Posted: Thu Jun 14, 2007 7:33 pm
by Matrixx
Hi tripplec
Thanks for the tips as well. I have already resigned myself to the fact that I will be removing the whole unit first before modifying it. I have 2wd and I believe it's a bit easier than awd. I let you know what happens. :)

Posted: Thu Jun 14, 2007 7:58 pm
by Rileysowner
Matrixx, don't forget to take lots of pictures. I am pretty sure this is something I will have to do sometime, and pictures would be great.

Posted: Thu Jun 14, 2007 8:34 pm
by rlsllc
I had the privilege of doing this job yesterday on my '99 AWD. It just hit 103,000 miles, so I guess it was time.
I was unable to remove the assembly complete, so I used my electricians BX cutters to take the top crimp off the top line as it rested on the front dif where it was hung up.
I used 1/2" Parker 200 psi hose, I hope it is oil friendly. I also used Ideal all stainless hose clamps, one turned each way, spaced like the crimps. I did notice that the pipes lacked real "barbs", having only a small flare at the end, and grooves in the middle, The lines were way easier to install in three parts. I attached the hose to the top pipes, put them in, put in the pipe that goes on the filter adapter, with new 9/16" rubber/metal seals from Advance Auto, then put the hoses on the bottom pipes. No leaks, knock on wood, cross fingers, sacrifice a virgin, etc. I did lose one clip, and had to buy an assortment for $12 at Auto Zone, ouch.

It sucked, but wasn't that bad IF they don't start leaking again.

Posted: Thu Jun 14, 2007 9:19 pm
by dragonvan
Thanks for confirming the size Tripp.

If the leak is right at the crimp you probably don't need to replace the hose itself, just replace the crimp per se.

I don't recommend doing this with the lines still in the vehicle, cutting the crimps off successfully, especially if reusing the hose section, is kind of intricate.
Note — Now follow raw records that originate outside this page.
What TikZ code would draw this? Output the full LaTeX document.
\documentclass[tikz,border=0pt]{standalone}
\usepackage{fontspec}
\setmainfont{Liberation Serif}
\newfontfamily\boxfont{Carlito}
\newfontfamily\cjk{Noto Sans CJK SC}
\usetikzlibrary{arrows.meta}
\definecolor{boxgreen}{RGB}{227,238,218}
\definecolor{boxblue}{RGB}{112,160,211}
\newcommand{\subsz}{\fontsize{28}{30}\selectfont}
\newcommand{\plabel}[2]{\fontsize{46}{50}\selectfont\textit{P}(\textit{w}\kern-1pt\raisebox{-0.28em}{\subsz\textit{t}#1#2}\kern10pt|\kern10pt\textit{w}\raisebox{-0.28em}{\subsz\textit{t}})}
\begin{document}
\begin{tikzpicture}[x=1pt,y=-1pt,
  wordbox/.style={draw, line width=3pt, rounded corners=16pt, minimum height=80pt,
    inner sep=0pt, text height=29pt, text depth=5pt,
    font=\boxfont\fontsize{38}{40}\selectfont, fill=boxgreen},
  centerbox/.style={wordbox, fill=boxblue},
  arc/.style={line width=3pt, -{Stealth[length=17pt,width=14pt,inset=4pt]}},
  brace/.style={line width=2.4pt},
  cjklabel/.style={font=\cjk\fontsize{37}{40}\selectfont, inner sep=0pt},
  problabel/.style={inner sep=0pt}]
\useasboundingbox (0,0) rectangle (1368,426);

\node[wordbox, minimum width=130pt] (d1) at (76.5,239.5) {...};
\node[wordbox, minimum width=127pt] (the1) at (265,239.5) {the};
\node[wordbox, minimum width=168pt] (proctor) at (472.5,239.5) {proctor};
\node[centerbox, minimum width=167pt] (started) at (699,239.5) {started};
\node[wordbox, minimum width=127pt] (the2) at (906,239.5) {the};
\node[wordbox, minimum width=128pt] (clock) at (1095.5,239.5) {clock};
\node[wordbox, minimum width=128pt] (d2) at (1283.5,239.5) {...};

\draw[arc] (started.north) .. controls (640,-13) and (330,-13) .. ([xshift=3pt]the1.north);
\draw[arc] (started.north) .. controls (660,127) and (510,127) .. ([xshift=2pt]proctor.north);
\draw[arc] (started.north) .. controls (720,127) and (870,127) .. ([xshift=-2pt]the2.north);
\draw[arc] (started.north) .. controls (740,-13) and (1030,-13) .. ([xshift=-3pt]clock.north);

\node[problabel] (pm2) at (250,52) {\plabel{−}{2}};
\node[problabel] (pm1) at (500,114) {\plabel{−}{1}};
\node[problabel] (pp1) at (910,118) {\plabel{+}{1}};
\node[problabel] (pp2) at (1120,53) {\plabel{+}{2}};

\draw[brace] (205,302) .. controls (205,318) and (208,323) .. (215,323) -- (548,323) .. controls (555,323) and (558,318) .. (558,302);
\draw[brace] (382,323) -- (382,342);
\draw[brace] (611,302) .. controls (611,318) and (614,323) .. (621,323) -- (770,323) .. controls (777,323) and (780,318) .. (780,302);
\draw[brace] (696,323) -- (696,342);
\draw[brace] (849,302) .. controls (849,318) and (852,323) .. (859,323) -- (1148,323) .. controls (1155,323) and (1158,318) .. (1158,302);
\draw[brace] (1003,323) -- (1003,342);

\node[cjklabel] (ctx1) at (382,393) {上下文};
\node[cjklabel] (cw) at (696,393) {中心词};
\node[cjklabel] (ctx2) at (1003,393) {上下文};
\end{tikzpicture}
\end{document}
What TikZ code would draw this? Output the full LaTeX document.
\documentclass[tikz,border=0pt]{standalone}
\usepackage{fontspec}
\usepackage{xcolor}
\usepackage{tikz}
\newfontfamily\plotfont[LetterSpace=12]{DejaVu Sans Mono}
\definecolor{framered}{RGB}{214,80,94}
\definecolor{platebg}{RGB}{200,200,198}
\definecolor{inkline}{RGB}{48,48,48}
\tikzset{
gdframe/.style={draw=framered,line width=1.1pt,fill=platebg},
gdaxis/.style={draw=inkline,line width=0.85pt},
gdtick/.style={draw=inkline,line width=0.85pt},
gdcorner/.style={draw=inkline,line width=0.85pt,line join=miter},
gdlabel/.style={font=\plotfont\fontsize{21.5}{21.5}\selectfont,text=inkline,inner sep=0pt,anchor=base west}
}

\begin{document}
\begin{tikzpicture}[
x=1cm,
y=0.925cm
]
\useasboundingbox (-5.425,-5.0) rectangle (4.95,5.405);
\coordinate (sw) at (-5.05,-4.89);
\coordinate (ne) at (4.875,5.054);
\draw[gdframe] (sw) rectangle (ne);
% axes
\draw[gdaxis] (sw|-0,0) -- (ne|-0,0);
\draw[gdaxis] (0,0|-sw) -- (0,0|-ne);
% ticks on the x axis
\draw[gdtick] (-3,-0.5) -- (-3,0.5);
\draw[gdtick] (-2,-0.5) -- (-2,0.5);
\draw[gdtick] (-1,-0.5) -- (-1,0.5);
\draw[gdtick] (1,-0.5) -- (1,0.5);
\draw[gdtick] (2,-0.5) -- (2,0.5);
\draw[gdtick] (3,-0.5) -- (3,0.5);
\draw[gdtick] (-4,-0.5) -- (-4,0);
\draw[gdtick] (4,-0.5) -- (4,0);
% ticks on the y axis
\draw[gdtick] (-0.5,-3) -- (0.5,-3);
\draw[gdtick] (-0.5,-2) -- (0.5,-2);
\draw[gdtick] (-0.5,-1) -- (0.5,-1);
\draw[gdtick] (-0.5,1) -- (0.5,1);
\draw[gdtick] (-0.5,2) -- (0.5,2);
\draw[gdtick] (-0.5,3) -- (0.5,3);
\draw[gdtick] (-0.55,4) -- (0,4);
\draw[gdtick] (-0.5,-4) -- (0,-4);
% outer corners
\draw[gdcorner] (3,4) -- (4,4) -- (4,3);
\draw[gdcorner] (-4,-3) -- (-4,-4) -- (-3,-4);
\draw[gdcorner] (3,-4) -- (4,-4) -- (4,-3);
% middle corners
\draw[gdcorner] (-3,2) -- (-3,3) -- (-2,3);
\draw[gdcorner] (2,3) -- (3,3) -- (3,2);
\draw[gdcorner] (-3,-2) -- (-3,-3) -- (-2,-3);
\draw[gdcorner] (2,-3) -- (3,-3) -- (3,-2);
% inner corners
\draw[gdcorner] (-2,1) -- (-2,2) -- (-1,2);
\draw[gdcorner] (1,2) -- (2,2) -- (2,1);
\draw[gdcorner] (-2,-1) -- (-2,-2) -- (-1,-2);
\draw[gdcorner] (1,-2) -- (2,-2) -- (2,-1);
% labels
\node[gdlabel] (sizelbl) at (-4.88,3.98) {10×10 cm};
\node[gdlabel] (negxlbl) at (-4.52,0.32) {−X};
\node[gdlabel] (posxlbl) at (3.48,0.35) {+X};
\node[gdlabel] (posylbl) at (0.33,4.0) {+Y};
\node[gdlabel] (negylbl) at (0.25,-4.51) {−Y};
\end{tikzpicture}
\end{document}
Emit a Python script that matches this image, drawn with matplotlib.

If you don't want to deal with the clips at the rad connection you can simply unscrew the fitting from the rad, make sure to use 2 wrenches and it would be good to replace the o-ring then. GM says that the clips are one use only and must be replaced after removed.... you decide. I do always replace the seal washers on the newer style oil filter adapter connection. We used to replace just these as they would be the source of a leak sometimes.

Do make sure the hose you use is oil rated! Often air hose is listed as oil resistant or such but they are referring to the outer shield. Air hose will most likely not take the temps either. 1/2" trans cooler hose should work perfect. I don't know about the hydraulic hose... I would think it would be difficult to get it to seal with just the hose clamps due to the inner wire braid.

Glad to see you guys getting your hands dirty. Keep us posted.

Re: Fix for oil cooler lines!

Posted: Tue Jan 08, 2008 2:28 pm
by Matrixx
Well It's been awhile, but did replace the Lines with the "Dorman" 625-105 unit. it cost a bit more than $60.00 up here but It was Much cheaper than OEM buy about $140.00. I paid $120.00 for the lines plus taxes at NAPA. I couldn't find it at any other place. And sorry folks for no pics, I will be taking pictures of everything I do from now on though, I have a Sony Cyber Shot so hopefully that will be good enough. The best way to remove the lines (for me Personally) was to Yank them out through the bottom. And to install the lines was to feed them through the top. It takes a bit of manipulating but I found it to be the best way, i tried from the bottom first and man that was a real pain (for me anyways) hehe. Now to clean the motor off, what a mess those lines make when they do leak. :)

Re: Fix for oil cooler lines!

Posted: Tue Jan 08, 2008 3:58 pm
by rlsllc
As for my repair, I'm getting some drips on the lower connections, which were the ones I did on the van. The upper ones that I tightened off the van aren't leaking. I tightened the clamps just a little, which was all they would allow, and I'll watch them. It is a real pain to reach on the AWD, and hard to install even if you don't have them in one piece. I'm going to see if I can find different hose, the Parker stuff must not be the ticket...I dunno.